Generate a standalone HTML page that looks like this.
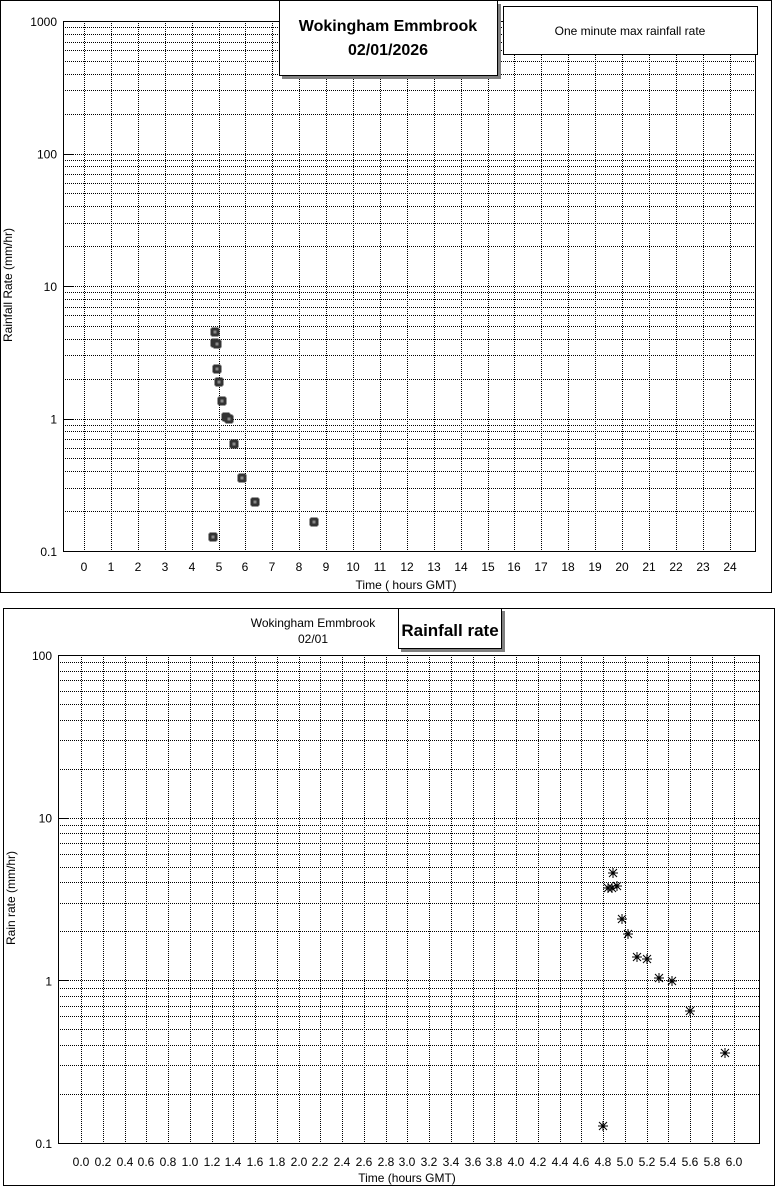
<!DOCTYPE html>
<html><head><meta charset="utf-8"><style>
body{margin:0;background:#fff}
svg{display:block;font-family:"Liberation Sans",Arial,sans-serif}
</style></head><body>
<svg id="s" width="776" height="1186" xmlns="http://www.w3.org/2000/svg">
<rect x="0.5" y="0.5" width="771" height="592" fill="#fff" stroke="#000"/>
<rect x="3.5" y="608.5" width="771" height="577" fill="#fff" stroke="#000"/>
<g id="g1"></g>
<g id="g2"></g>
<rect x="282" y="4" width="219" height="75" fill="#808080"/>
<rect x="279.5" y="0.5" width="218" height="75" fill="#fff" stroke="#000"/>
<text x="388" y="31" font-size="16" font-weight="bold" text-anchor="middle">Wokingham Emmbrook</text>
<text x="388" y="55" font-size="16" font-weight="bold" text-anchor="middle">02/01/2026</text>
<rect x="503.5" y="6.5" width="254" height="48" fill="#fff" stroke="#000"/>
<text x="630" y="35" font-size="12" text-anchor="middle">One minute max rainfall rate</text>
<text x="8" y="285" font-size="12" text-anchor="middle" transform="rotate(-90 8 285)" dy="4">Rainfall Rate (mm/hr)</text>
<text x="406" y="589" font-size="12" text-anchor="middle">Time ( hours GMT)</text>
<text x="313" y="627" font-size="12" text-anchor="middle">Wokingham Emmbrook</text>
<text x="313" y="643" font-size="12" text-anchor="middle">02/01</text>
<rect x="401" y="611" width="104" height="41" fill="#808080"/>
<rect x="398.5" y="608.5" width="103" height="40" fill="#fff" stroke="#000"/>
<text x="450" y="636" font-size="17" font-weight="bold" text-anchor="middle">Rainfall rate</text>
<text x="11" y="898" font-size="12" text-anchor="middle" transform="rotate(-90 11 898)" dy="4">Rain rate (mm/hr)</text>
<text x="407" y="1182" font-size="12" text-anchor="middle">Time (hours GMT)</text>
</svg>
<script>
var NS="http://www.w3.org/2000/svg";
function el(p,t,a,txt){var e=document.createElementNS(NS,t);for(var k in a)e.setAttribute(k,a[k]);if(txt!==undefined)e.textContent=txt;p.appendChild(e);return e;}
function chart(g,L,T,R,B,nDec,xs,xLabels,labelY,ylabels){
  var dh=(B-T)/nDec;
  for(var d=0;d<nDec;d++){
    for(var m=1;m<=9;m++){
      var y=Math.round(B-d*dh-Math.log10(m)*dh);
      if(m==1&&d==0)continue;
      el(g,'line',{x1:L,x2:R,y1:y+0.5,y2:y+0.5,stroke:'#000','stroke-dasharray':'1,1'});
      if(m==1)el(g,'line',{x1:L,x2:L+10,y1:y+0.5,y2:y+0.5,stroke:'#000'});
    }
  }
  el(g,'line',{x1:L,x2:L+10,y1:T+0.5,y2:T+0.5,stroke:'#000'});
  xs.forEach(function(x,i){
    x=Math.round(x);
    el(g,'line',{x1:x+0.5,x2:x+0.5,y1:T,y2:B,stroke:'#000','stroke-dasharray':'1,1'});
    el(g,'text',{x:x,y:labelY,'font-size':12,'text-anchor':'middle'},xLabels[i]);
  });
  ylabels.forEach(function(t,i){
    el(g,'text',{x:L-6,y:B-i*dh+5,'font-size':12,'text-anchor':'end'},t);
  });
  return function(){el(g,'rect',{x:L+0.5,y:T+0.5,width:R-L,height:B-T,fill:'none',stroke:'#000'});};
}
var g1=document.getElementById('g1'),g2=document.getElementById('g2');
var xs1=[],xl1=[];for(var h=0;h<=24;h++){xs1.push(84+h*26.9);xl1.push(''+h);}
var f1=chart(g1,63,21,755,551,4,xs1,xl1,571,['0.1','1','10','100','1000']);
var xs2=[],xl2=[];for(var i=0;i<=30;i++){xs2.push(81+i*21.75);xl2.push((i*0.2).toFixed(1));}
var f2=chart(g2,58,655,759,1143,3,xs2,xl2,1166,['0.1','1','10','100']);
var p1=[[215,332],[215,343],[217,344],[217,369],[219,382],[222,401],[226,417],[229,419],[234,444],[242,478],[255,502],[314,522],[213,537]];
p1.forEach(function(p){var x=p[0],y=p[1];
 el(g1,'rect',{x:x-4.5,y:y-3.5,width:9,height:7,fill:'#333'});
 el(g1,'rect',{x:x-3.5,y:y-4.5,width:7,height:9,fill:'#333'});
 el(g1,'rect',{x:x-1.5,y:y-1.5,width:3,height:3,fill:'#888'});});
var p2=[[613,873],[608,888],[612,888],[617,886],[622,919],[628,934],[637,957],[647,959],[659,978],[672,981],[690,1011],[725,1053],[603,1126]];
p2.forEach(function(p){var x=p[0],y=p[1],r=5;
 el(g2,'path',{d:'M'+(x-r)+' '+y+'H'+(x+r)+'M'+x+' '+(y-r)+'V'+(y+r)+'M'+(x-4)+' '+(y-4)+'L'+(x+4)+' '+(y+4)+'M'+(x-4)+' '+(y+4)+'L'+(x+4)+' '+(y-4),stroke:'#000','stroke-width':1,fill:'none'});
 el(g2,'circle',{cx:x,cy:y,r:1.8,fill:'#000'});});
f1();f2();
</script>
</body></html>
◇ ◇ ◇
▶ **Your instructions**:
Every line above should be returned word for word, with the pictures left behind.

▶ **Output for this exercise**:
Generate a standalone HTML page that looks like this.
<!DOCTYPE html>
<html><head><meta charset="utf-8"><style>
body{margin:0;background:#fff}
svg{display:block;font-family:"Liberation Sans",Arial,sans-serif}
</style></head><body>
<svg id="s" width="776" height="1186" xmlns="http://www.w3.org/2000/svg">
<rect x="0.5" y="0.5" width="771" height="592" fill="#fff" stroke="#000"/>
<rect x="3.5" y="608.5" width="771" height="577" fill="#fff" stroke="#000"/>
<g id="g1"></g>
<g id="g2"></g>
<rect x="282" y="4" width="219" height="75" fill="#808080"/>
<rect x="279.5" y="0.5" width="218" height="75" fill="#fff" stroke="#000"/>
<text x="388" y="31" font-size="16" font-weight="bold" text-anchor="middle">Wokingham Emmbrook</text>
<text x="388" y="55" font-size="16" font-weight="bold" text-anchor="middle">02/01/2026</text>
<rect x="503.5" y="6.5" width="254" height="48" fill="#fff" stroke="#000"/>
<text x="630" y="35" font-size="12" text-anchor="middle">One minute max rainfall rate</text>
<text x="8" y="285" font-size="12" text-anchor="middle" transform="rotate(-90 8 285)" dy="4">Rainfall Rate (mm/hr)</text>
<text x="406" y="589" font-size="12" text-anchor="middle">Time ( hours GMT)</text>
<text x="313" y="627" font-size="12" text-anchor="middle">Wokingham Emmbrook</text>
<text x="313" y="643" font-size="12" text-anchor="middle">02/01</text>
<rect x="401" y="611" width="104" height="41" fill="#808080"/>
<rect x="398.5" y="608.5" width="103" height="40" fill="#fff" stroke="#000"/>
<text x="450" y="636" font-size="17" font-weight="bold" text-anchor="middle">Rainfall rate</text>
<text x="11" y="898" font-size="12" text-anchor="middle" transform="rotate(-90 11 898)" dy="4">Rain rate (mm/hr)</text>
<text x="407" y="1182" font-size="12" text-anchor="middle">Time (hours GMT)</text>
</svg>
<script>
var NS="http://www.w3.org/2000/svg";
function el(p,t,a,txt){var e=document.createElementNS(NS,t);for(var k in a)e.setAttribute(k,a[k]);if(txt!==undefined)e.textContent=txt;p.appendChild(e);return e;}
function chart(g,L,T,R,B,nDec,xs,xLabels,labelY,ylabels){
  var dh=(B-T)/nDec;
  for(var d=0;d<nDec;d++){
    for(var m=1;m<=9;m++){
      var y=Math.round(B-d*dh-Math.log10(m)*dh);
      if(m==1&&d==0)continue;
      el(g,'line',{x1:L,x2:R,y1:y+0.5,y2:y+0.5,stroke:'#000','stroke-dasharray':'1,1'});
      if(m==1)el(g,'line',{x1:L,x2:L+10,y1:y+0.5,y2:y+0.5,stroke:'#000'});
    }
  }
  el(g,'line',{x1:L,x2:L+10,y1:T+0.5,y2:T+0.5,stroke:'#000'});
  xs.forEach(function(x,i){
    x=Math.round(x);
    el(g,'line',{x1:x+0.5,x2:x+0.5,y1:T,y2:B,stroke:'#000','stroke-dasharray':'1,1'});
    el(g,'text',{x:x,y:labelY,'font-size':12,'text-anchor':'middle'},xLabels[i]);
  });
  ylabels.forEach(function(t,i){
    el(g,'text',{x:L-6,y:B-i*dh+5,'font-size':12,'text-anchor':'end'},t);
  });
  return function(){el(g,'rect',{x:L+0.5,y:T+0.5,width:R-L,height:B-T,fill:'none',stroke:'#000'});};
}
var g1=document.getElementById('g1'),g2=document.getElementById('g2');
var xs1=[],xl1=[];for(var h=0;h<=24;h++){xs1.push(84+h*26.9);xl1.push(''+h);}
var f1=chart(g1,63,21,755,551,4,xs1,xl1,571,['0.1','1','10','100','1000']);
var xs2=[],xl2=[];for(var i=0;i<=30;i++){xs2.push(81+i*21.75);xl2.push((i*0.2).toFixed(1));}
var f2=chart(g2,58,655,759,1143,3,xs2,xl2,1166,['0.1','1','10','100']);
var p1=[[215,332],[215,343],[217,344],[217,369],[219,382],[222,401],[226,417],[229,419],[234,444],[242,478],[255,502],[314,522],[213,537]];
p1.forEach(function(p){var x=p[0],y=p[1];
 el(g1,'rect',{x:x-4.5,y:y-3.5,width:9,height:7,fill:'#333'});
 el(g1,'rect',{x:x-3.5,y:y-4.5,width:7,height:9,fill:'#333'});
 el(g1,'rect',{x:x-1.5,y:y-1.5,width:3,height:3,fill:'#888'});});
var p2=[[613,873],[608,888],[612,888],[617,886],[622,919],[628,934],[637,957],[647,959],[659,978],[672,981],[690,1011],[725,1053],[603,1126]];
p2.forEach(function(p){var x=p[0],y=p[1],r=5;
 el(g2,'path',{d:'M'+(x-r)+' '+y+'H'+(x+r)+'M'+x+' '+(y-r)+'V'+(y+r)+'M'+(x-4)+' '+(y-4)+'L'+(x+4)+' '+(y+4)+'M'+(x-4)+' '+(y+4)+'L'+(x+4)+' '+(y-4),stroke:'#000','stroke-width':1,fill:'none'});
 el(g2,'circle',{cx:x,cy:y,r:1.8,fill:'#000'});});
f1();f2();
</script>
</body></html>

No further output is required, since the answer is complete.